Ohio education officials are quietly lining up some big new powers over the state’s struggling public schools, and critics say the fine print reads like a roadmap to closure or privatization.
The Ohio Department of Education and Workforce has filed a draft federal waiver that would give the state more levers to overhaul chronically low-performing buildings, including turning them over to outside operators or shutting them down entirely. The proposal, released for public comment as Ohio rewrites parts of its ESSA plan, is already drawing sharp fire from district leaders and advocates who see it as a direct threat to neighborhood schools.
The agency says the idea is to let districts focus federal dollars on literacy, learning acceleration, student wellness, and workforce readiness while cutting red tape, according to the Ohio Department of Education and Workforce. The filing seeks flexibility across several Title programs and was posted alongside related ESSA amendments for public comment through May 28, 2026.
What the plan would let the state do
One key amendment lays out a menu of “more rigorous interventions” the state could require when schools fail to meet exit criteria. On the list: a comprehensive school redesign run by an approved evidence-based provider, plus escalating steps such as converting a campus to “a charter school that replicates a high-performing school,” merging it with a higher-performing operator, or contracting with an outside organization to run all or part of the school. The far end of the spectrum is blunt: “closure of the school.”
The proposal presents these as options the state might use if a building does not show sustained improvement over time, rather than automatic penalties. The full catalog of possible interventions appears in the state’s School Improvement amendment.

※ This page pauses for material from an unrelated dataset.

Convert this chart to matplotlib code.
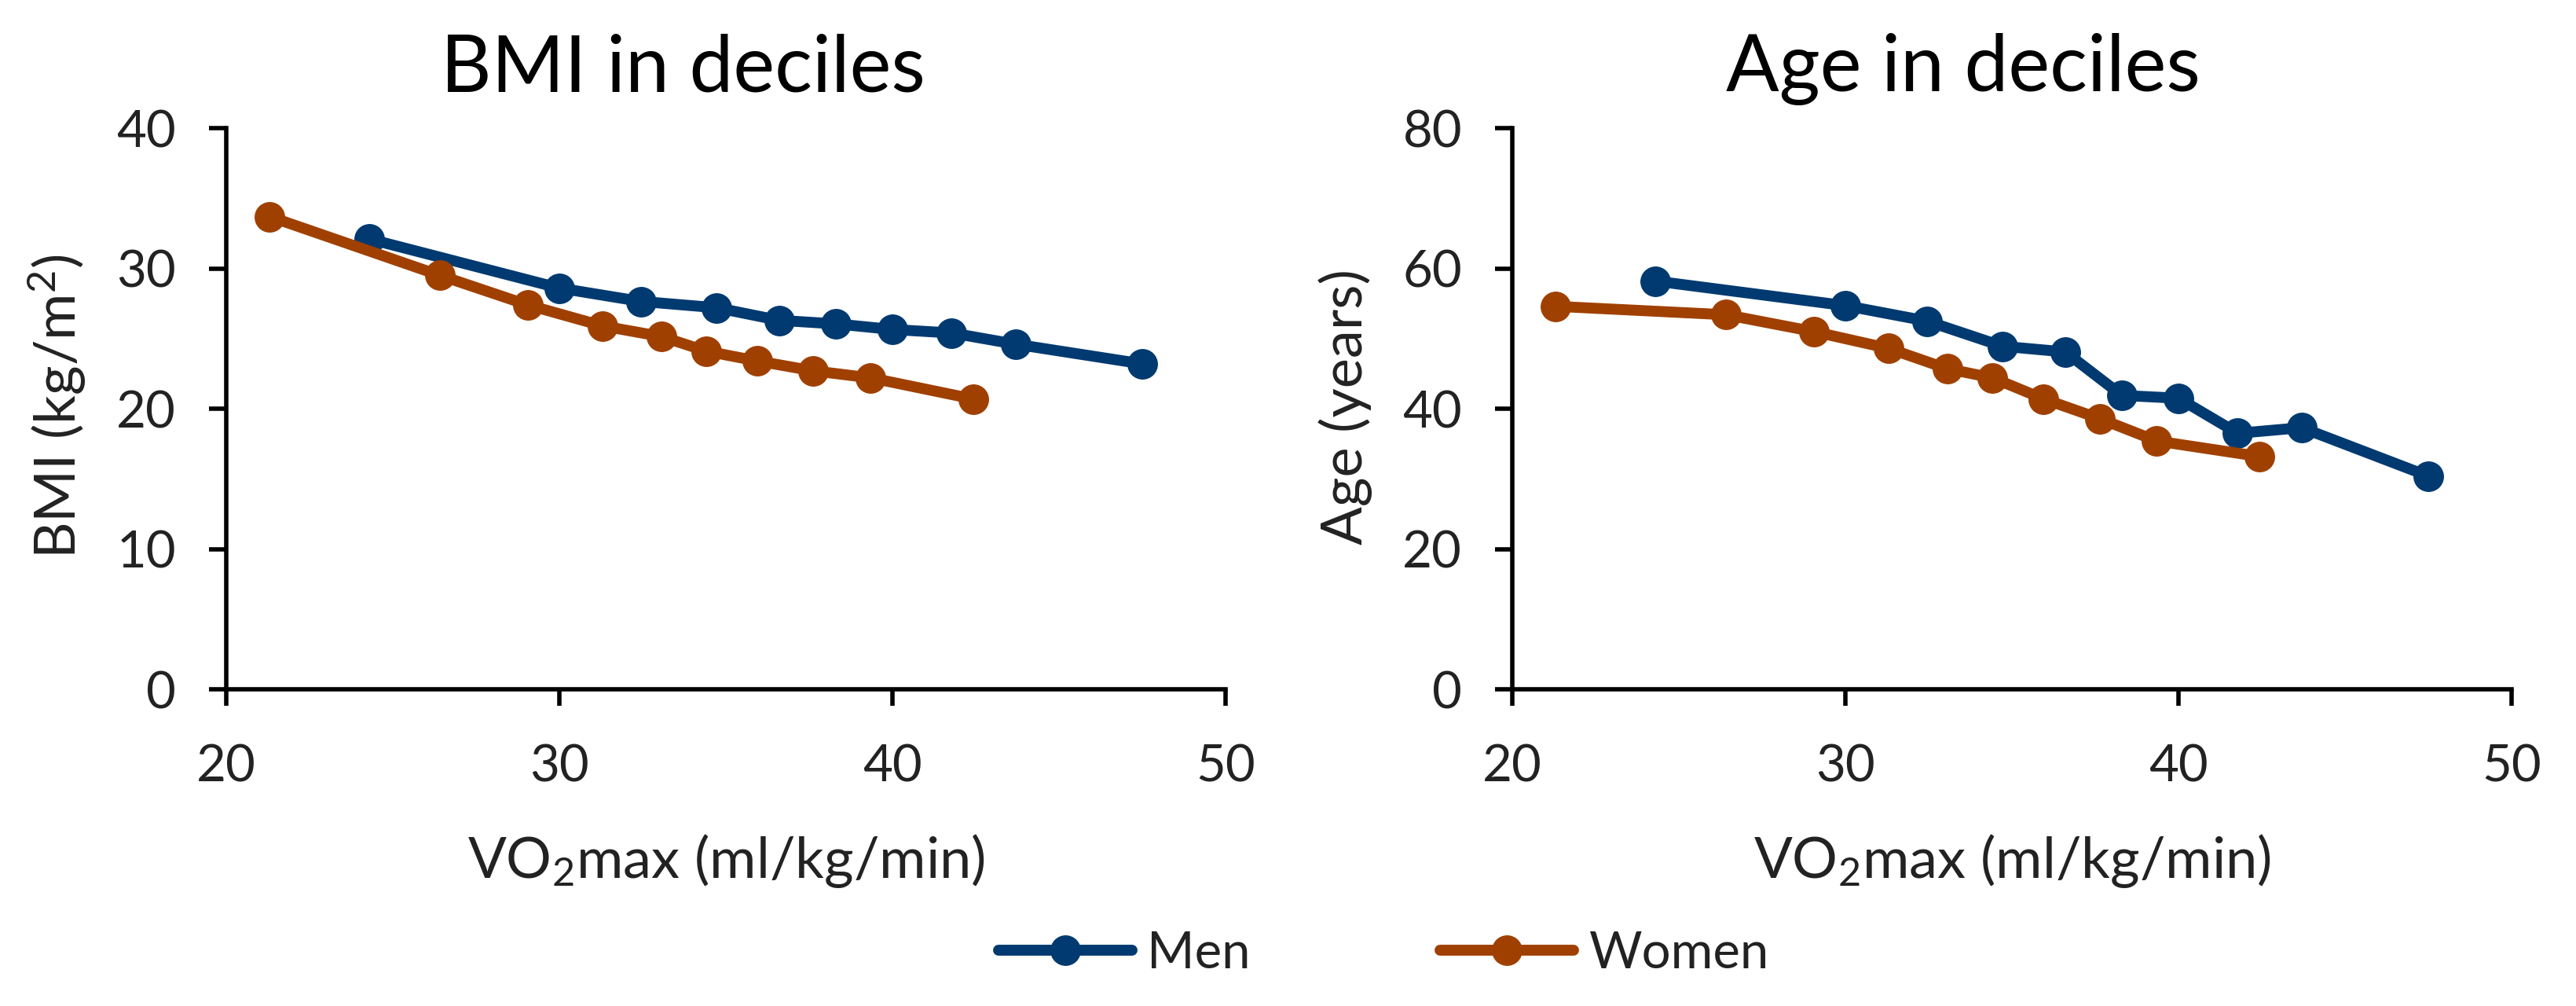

Why critics call it privatization
Opponents argue that, taken together, those options clear the way to outsource public schools at a time when Ohio is already pouring more public money into private education. The state’s five voucher programs cost roughly $1.09 billion in fiscal 2025, according to the Ohio Capital Journal.
Local officials and parent groups, cited in coverage by Cleveland.com and other outlets, warn that the waiver language could sideline locally elected school boards and speed the handoff of buildings to charter or private operators. To them, the state is dressing up a privatization push as school “improvement.”
What happens next
The waiver package is now in the public comment phase while Ohio waits on federal approval. The U.S. Department of Education will decide whether to grant the flexibilities the state is asking for.
Meanwhile, lawmakers in Columbus are still arguing over how easy it should be to close schools in the first place. Senate Bill 127, which would revise school-closure rules, is in front of the Senate Education Committee this month. If federal officials sign off on major parts of Ohio’s request and the Legislature follows through with new closure or takeover laws, districts could see interventions ramp up quickly, from campus overhauls and leadership changes to full-on conversion, contracting, or shuttering of neighborhood schools.